Give concert tickets, restaurant gift cards, or ‘let’s do something together’ coupons. Often cheaper than physical gifts and more meaningful.

Group gifts 

Team up with siblings or friends to buy one great gift instead of multiple mediocre ones.

Smart shopping tactics

Shop early 

Waiting until December means paying full price and dealing with picked-over inventory. Start in October.

Use cash-back apps 

Rakuten, Honey, and credit card rewards can get you 5-10% back on holiday purchases.

Set price alerts 

Use tools like CamelCamelCamel for Amazon to track prices and buy when they drop.

Compare prices ruthlessly 

That toy at Target might be $10 cheaper on Amazon (or vice versa). Five minutes of comparison shopping saves serious money.

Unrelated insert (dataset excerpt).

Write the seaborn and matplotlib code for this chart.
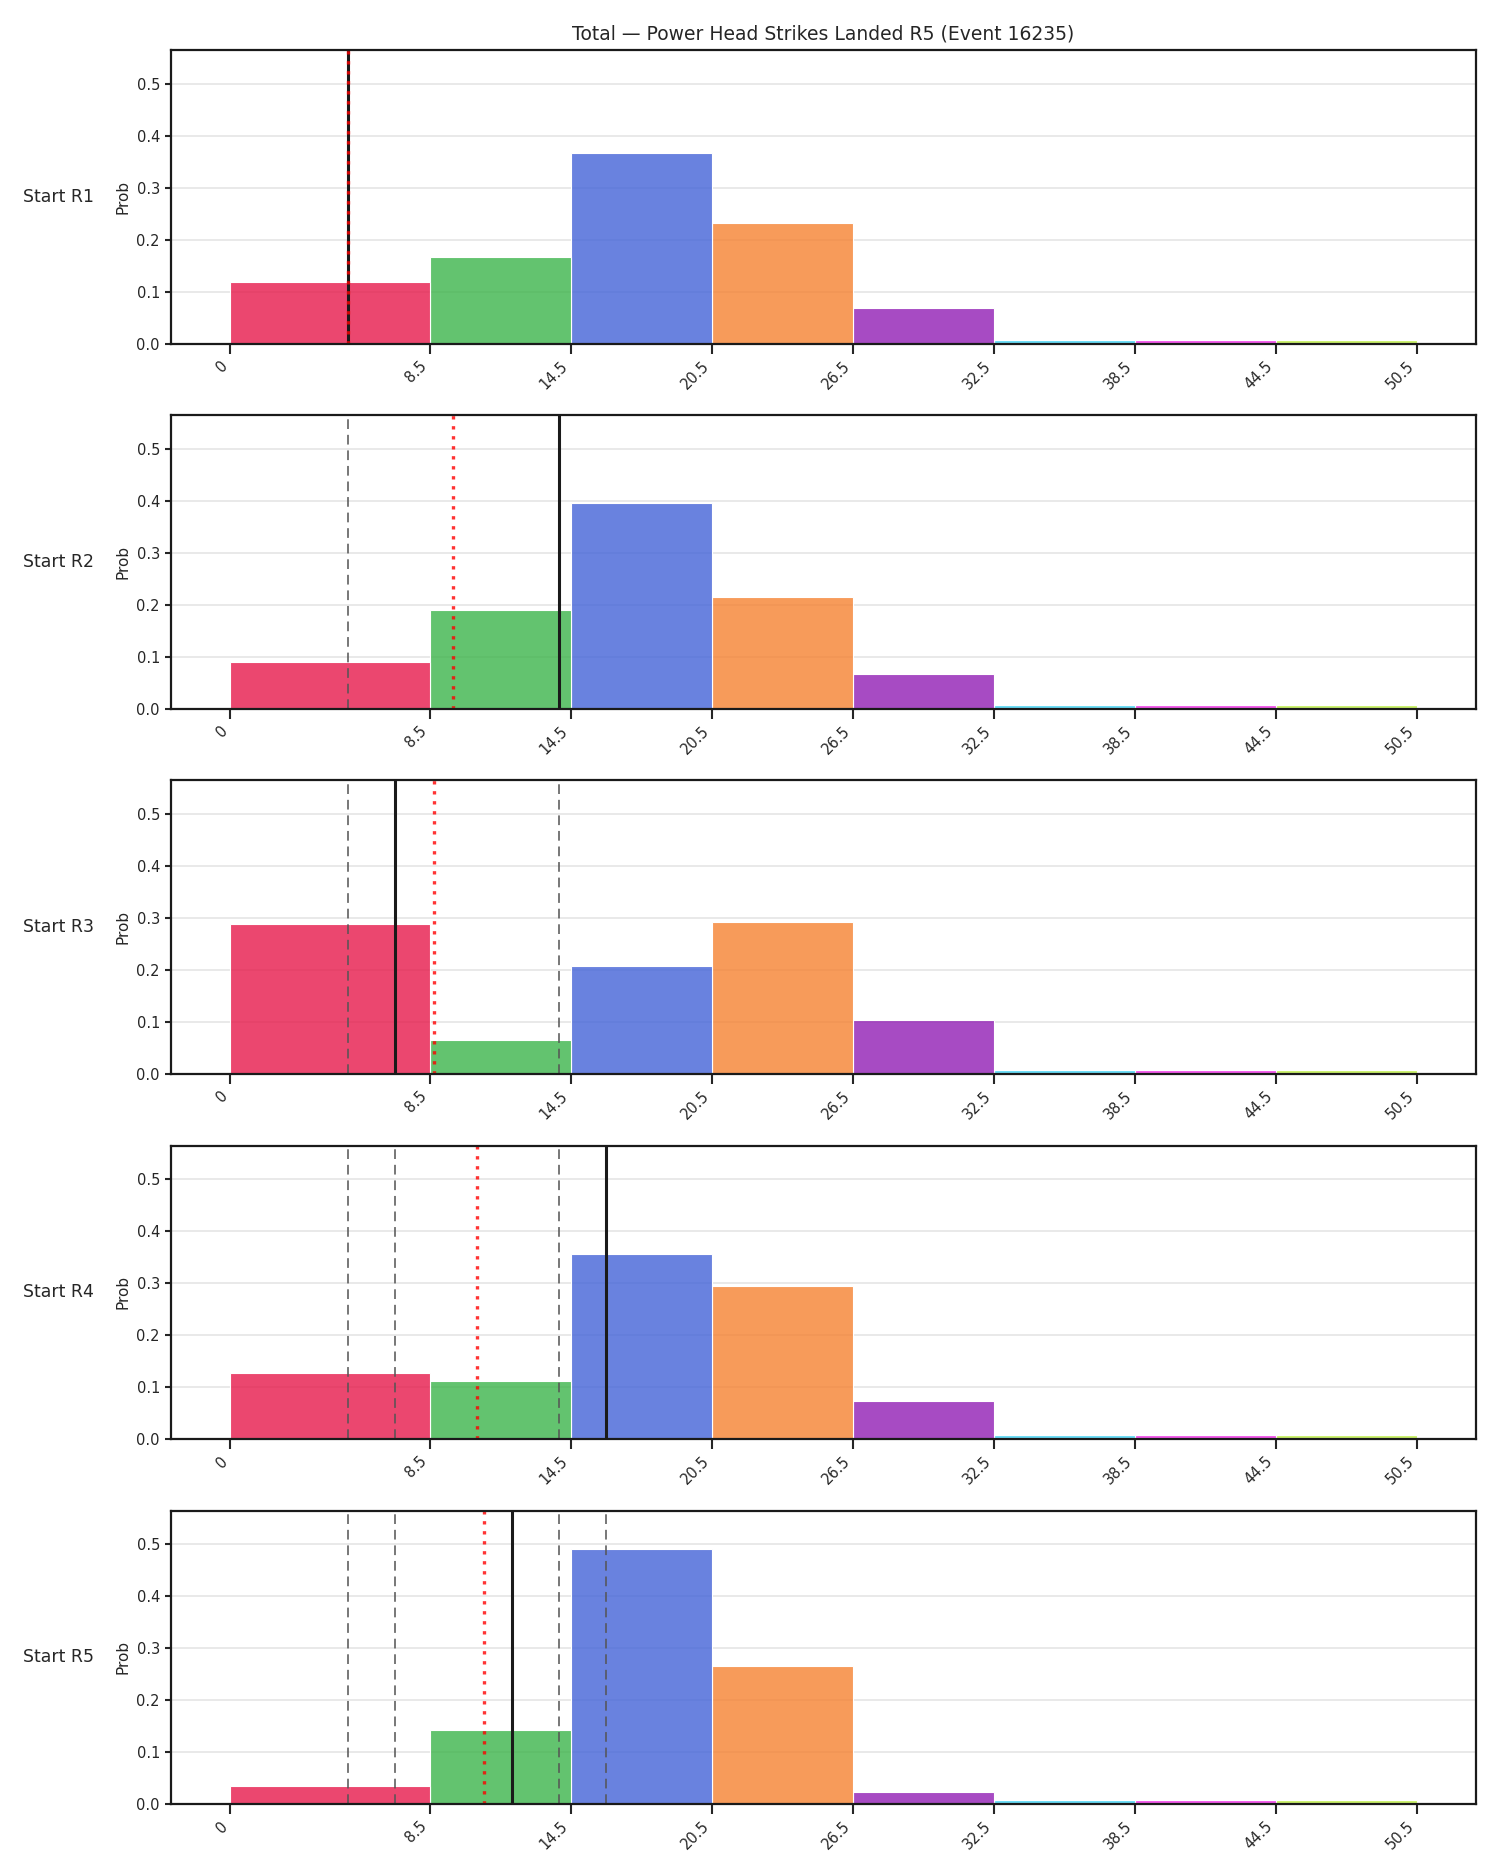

What to cut without feeling guilty

Skip these:

  • Gifts for people you barely know (your dental hygienist will survive)
  • Matching family pajamas (cute, but $150 for one use?)
  • Expensive wrapping paper (gift bags are reusable)
  • New decorations when your old ones work fine

The ‘no debt’ rule

Here’s the non-negotiable: Do not go into credit card debt for the holidays.

If you can’t afford it in cash, you can’t afford it. Period. Because paying 20% interest on gifts you bought in December makes them way more expensive by February.

What to do if your budget isn’t enough

Get creative:

  • Make homemade gifts
  • Suggest a ‘no gifts, just experiences’ holiday with friends
  • Be honest with family about scaling back
  • Focus on kids’ gifts, scale back on adults

Most people will understand. And if they don’t, that’s their problem, not yours.

The bottom line

A magical holiday doesn’t require maxing out credit cards or spending your rent money. It requires planning, creativity, and the willingness to say ‘this is what I can afford’ without guilt.

Set a realistic budget, start saving early, shop smart, and remember: the best parts of the holidays (time with loved ones, good food, cozy vibes) are mostly free.

Your January self—the one not crying over credit card bills—will thank you for planning ahead. And honestly? No one remembers how much you spent on gifts. They remember the time you spent together.